Patching is necessary and you should do it, but two gaps remain. First, speed: LiteLLM's pre-auth SQL injection was exploited within 36 hours of disclosure and LMDeploy's image-loader SSRF within 12 hours, so there is a real window where a known-vulnerable build is still running. Second, coverage: you cannot patch what you have not inventoried, and gateways are stood up bottom-up by application teams without a security review. Some flaws also have no vendor fix at disclosure, like CVE-2026-26220 and CVE-2026-5530. The durable control is governing the call itself - allow, deny, or log at the agent hook - so an agent reaching an admin route or an unapproved registry is checked regardless of whether the gateway is patched.
How do I find every LLM gateway running across my fleet?
You enumerate the AI artifact layer on every managed endpoint, not just the hosts you remember standing up. That means scanning for the gateway process and version (LiteLLM, vLLM, Ollama, LightLLM, LMDeploy), the OpenAI-compatible servers behind them, and the agents, CLIs, and MCP servers configured to route through each one. Network scans find what is listening on a port today; they miss a gateway bound to localhost that an agent reaches, or a container image that ships one. Anomity inventories LLM gateways as one of the eight AI artifact types it tracks per endpoint and records the installed version, so finding everything below a fixed release is a single query rather than a fleet sweep.
Does runtime governance replace my WAF, EDR, or network controls?
No. Anomity complements Network, EDR, DLP, and GRC tooling rather than replacing it. Those tools see the inbound scan, the running process, and the outbound connection, but they cannot tell you which endpoints run a gateway, what version, which agents drive it, or whether a key creation crossed a role boundary inside the application's own auth model. Runtime governance adds the missing layer: it inventories the gateway, decides allow/deny/log on each tool call at the agent hook before it runs, and keeps a queryable 90-day audit trail. The web bug classes here still warrant a WAF and network egress controls; runtime governance covers the agentic-endpoint layer those controls were never built to see.
What is the relationship between LLM gateways and MCP server security?
They are adjacent surfaces that increasingly overlap. An MCP server gives an agent tools and data; an LLM gateway gives it models.

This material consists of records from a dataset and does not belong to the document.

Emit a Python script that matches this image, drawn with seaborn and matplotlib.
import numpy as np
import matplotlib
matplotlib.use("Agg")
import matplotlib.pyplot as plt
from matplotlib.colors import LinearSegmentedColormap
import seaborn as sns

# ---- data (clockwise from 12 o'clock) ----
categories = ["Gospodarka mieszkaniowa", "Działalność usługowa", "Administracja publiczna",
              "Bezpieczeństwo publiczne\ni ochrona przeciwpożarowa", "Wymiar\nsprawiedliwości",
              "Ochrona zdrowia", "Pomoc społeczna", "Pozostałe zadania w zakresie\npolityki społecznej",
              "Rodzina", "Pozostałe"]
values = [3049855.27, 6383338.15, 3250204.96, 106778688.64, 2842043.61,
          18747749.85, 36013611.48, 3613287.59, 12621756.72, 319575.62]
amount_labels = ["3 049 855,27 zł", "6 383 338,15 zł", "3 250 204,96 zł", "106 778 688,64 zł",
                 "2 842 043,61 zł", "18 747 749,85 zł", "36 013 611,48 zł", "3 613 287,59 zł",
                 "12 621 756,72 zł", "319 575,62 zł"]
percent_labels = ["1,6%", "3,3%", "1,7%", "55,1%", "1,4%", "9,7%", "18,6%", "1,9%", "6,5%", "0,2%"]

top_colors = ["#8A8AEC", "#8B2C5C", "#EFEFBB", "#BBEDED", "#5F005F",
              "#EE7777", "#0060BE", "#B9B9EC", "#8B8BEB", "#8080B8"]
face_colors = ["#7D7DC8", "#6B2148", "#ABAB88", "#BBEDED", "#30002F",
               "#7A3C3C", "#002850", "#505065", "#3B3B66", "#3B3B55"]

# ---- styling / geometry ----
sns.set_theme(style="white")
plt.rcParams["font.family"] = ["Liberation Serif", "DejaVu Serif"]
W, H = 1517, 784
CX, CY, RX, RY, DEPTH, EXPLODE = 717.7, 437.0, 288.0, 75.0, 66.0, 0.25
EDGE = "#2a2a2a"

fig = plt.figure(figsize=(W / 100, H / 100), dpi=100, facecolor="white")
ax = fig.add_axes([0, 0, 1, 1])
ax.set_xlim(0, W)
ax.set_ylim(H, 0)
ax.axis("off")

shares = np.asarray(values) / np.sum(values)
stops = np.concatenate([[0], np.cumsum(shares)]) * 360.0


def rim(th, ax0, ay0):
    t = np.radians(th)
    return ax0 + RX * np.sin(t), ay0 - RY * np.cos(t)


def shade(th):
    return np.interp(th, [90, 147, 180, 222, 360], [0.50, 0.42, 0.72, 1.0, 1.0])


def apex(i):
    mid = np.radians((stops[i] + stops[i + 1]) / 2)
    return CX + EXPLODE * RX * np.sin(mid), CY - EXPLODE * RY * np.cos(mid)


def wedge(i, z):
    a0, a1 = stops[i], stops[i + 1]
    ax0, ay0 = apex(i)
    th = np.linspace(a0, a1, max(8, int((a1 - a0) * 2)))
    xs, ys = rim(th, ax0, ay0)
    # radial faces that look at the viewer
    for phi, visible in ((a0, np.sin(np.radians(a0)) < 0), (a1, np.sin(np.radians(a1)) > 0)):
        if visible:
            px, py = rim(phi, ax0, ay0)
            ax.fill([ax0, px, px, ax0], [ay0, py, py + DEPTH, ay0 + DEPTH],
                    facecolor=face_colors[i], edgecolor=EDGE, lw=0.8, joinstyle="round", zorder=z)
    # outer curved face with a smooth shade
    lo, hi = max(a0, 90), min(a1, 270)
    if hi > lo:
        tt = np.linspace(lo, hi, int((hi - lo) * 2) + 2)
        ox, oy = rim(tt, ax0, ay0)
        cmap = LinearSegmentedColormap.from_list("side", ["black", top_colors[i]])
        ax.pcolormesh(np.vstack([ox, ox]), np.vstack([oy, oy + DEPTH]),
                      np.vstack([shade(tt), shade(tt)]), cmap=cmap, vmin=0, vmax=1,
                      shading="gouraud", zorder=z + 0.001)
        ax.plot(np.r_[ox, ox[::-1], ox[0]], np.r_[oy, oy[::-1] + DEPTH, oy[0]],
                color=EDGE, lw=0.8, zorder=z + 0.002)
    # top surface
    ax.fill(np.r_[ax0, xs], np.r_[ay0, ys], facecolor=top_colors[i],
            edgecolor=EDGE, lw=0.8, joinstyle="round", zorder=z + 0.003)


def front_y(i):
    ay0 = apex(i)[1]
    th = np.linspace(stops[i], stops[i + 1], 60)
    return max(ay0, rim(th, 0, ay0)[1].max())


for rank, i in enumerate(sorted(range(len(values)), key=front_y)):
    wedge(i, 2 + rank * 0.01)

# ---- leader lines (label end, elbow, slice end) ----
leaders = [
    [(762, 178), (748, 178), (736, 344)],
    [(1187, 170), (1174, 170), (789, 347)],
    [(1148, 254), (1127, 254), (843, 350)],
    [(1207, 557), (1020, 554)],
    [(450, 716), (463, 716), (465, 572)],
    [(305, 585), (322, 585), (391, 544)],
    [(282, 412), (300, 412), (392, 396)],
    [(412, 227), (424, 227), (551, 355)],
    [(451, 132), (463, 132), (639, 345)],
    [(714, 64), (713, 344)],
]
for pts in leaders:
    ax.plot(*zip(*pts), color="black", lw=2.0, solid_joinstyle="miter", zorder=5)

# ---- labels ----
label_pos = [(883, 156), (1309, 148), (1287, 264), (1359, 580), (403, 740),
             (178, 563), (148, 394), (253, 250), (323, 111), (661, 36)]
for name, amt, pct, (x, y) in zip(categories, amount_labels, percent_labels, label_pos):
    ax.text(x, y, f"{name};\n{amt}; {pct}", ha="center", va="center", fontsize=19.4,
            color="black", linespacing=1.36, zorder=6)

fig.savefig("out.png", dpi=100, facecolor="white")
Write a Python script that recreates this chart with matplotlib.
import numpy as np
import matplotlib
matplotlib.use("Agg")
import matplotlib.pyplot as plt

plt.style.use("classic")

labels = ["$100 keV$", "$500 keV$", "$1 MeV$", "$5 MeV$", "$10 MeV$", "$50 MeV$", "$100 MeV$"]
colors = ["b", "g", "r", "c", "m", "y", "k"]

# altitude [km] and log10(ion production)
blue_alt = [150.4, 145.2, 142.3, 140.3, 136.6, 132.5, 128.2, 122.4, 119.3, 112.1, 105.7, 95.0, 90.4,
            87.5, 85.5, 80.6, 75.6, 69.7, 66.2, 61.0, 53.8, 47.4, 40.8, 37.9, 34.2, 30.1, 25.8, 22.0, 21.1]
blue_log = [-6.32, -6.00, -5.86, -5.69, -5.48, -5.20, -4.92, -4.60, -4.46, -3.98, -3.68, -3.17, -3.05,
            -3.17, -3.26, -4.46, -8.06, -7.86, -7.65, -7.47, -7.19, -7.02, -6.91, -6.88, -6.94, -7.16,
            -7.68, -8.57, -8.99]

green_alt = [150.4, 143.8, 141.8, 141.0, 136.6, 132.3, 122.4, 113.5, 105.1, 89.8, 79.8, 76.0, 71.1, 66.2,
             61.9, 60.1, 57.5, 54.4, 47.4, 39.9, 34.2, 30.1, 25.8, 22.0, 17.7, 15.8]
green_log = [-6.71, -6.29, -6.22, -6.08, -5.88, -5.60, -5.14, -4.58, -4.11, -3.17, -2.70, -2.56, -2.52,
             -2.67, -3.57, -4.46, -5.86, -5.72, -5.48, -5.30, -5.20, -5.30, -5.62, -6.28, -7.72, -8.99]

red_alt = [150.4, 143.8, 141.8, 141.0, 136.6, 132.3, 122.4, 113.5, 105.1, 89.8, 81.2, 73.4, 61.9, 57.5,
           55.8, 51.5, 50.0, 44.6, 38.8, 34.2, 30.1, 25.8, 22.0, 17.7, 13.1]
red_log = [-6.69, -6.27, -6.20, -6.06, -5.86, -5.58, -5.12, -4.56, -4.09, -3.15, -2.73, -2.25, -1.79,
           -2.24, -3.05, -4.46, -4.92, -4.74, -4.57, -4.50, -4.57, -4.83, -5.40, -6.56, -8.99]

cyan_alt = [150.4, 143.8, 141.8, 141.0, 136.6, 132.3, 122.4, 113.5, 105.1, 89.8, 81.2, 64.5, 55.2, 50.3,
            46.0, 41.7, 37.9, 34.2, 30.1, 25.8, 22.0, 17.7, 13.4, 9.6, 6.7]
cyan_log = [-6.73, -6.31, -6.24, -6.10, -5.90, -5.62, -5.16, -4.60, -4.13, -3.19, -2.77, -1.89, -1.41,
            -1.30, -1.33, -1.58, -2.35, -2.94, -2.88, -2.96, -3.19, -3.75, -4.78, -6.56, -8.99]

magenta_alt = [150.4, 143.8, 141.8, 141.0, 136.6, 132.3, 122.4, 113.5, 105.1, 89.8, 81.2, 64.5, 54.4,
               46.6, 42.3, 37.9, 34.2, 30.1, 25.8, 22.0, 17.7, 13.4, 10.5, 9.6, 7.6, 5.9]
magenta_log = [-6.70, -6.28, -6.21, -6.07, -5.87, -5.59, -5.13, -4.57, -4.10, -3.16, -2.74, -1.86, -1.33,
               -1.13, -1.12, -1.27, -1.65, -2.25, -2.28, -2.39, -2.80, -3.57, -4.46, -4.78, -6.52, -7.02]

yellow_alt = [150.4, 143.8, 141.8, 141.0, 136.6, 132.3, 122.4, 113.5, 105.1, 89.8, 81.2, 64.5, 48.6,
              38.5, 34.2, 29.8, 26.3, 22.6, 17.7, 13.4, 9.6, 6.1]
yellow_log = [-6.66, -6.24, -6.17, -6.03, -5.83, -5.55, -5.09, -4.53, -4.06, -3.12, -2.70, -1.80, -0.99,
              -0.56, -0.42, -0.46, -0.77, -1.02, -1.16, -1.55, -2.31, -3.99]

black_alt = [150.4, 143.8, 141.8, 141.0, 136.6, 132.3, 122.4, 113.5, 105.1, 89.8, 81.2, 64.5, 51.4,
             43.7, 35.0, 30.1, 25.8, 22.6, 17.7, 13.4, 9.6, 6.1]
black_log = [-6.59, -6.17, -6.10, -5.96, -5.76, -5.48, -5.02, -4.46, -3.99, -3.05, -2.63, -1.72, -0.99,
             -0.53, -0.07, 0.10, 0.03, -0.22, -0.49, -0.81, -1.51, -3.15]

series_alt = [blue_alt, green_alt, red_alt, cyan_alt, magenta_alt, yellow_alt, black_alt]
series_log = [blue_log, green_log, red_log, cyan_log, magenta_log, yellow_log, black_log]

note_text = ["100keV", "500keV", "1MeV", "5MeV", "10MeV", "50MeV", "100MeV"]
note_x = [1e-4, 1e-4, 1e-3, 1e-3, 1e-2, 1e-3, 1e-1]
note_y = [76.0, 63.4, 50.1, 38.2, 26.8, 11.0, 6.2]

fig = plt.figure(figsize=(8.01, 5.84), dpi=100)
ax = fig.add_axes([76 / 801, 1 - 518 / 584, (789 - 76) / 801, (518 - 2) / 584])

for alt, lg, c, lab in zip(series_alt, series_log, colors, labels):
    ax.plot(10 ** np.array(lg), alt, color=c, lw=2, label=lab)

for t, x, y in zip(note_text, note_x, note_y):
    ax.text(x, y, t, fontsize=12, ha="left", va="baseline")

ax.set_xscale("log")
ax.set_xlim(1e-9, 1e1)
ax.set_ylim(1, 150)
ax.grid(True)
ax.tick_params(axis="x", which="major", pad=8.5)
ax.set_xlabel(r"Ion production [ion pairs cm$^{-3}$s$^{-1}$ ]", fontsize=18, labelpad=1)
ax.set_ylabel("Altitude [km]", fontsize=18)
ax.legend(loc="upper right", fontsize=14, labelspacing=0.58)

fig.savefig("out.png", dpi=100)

Both are AI artifacts that appear on endpoints without review, and the lines are blurring - LiteLLM's CVE-2026-42271 was a command injection in its own MCP-preview endpoints, chained to unauthenticated RCE. An agent that routes model calls through a gateway and tool calls through an MCP server depends on both being inventoried and governed. The same allow/deny/log decision at the hook covers a model-config call to a gateway and a tool call to an MCP server. For the tool-and-data half of the picture, see the MCP server security guide; this guide covers the model-routing half.
How does Anomity help secure LLM gateways specifically?
In three steps. Anomity inventories every LLM gateway and proxy on every managed endpoint as one of eight AI artifact types, surfacing the exact version so you can find every install below a fixed release in one query. On agents that expose a hook, such as Claude Code PreToolUse, it evaluates each tool call against your policy and returns allow, deny, or log before the call runs, so a call to an admin route, a key-management endpoint, or an unapproved model registry is checked at the call boundary even when the gateway's own auth is bypassed. Every install, version change, and decision lands in a queryable 90-day audit trail that routes to SIEM, Slack, email, or Jira. Anomity collects metadata only, with secret redaction on the endpoint, and is SOC 2 Type II.